There’s a full spectrum of awareness in the industry: from incomprehension to the commitment of those leading the pack. The Diversity Agenda is about raising awareness but it’s also about more than just talk. We have a clear, concrete goal to bring 20 per cent more women into engineering and architecture roles by 2021.

We’ll do this by galvanising our professions to tackle diversity head on. We’re asking firms to come on board and sign up to take action. More than 50 firms have, so far, made public commitments to keeping more women and promoting diversity in our professions. It’s an impressive list; check out the roll-call of our Founding Partners and Change Makers at diversityagenda.org

These firms will start by sharing benchmark data. They’ll commit to following a tikanga that includes making diversity everyone’s responsibility, addressing unconscious bias and measuring performance on quality of achievement not hours in the office. They’ll also be reporting publicly on their progress.

The Diversity Agenda will support our Founding Partners and Change Makers to share ideas and best practice. We’ll be running workshops, and developing and sharing resources through diversityagenda.org for everyone to use.

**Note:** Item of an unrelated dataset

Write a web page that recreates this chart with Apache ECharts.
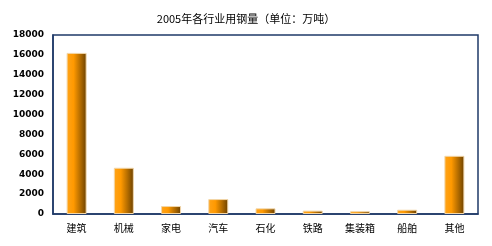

And we’ll be helping to keep diversity on everybody’s minds.

Through sharing data, accountability, events and much more, The Diversity Agenda hopes to have 20 per cent more women in architecture and engineering by 2021.

In the first week after our launch in mid-April, our social media campaign reached more than 13,000 people. Diversityagenda.org features women and men telling their stories, on video, about diversity and what needs to change. They talk about engineering and architecture adopting more-inclusive working practices and creating a culture where everyone feels they belong. 

Women don’t suddenly decide to leave engineering or architecture. It’s more like death from a thousand cuts, where every new piece of exclusionary language, every inappropriate joke and every poorly timed meeting adds up. Inclusion is about changing your language so that it includes everyone, making genuinely flexible work possible for people who are parents or caregivers, and not discounting people working part time from career progression. And it’s about the thousand little things that you do right, as part of your organisational culture, to make everyone feel valued and welcome.

From Engineering New Zealand’s point of view, to deliver on our promise of engineering a better life for New Zealanders, we need a profession that reflects our community. This means both retaining the women we have and attracting more women into a profession that is much more creative and diverse than you think it would be.

Change takes courage and it needs to be led from the top. That’s why The Diversity Agenda focuses on each firm making a public commitment. Collective action is the only way to create real, sustained change in a way that shifts the dial.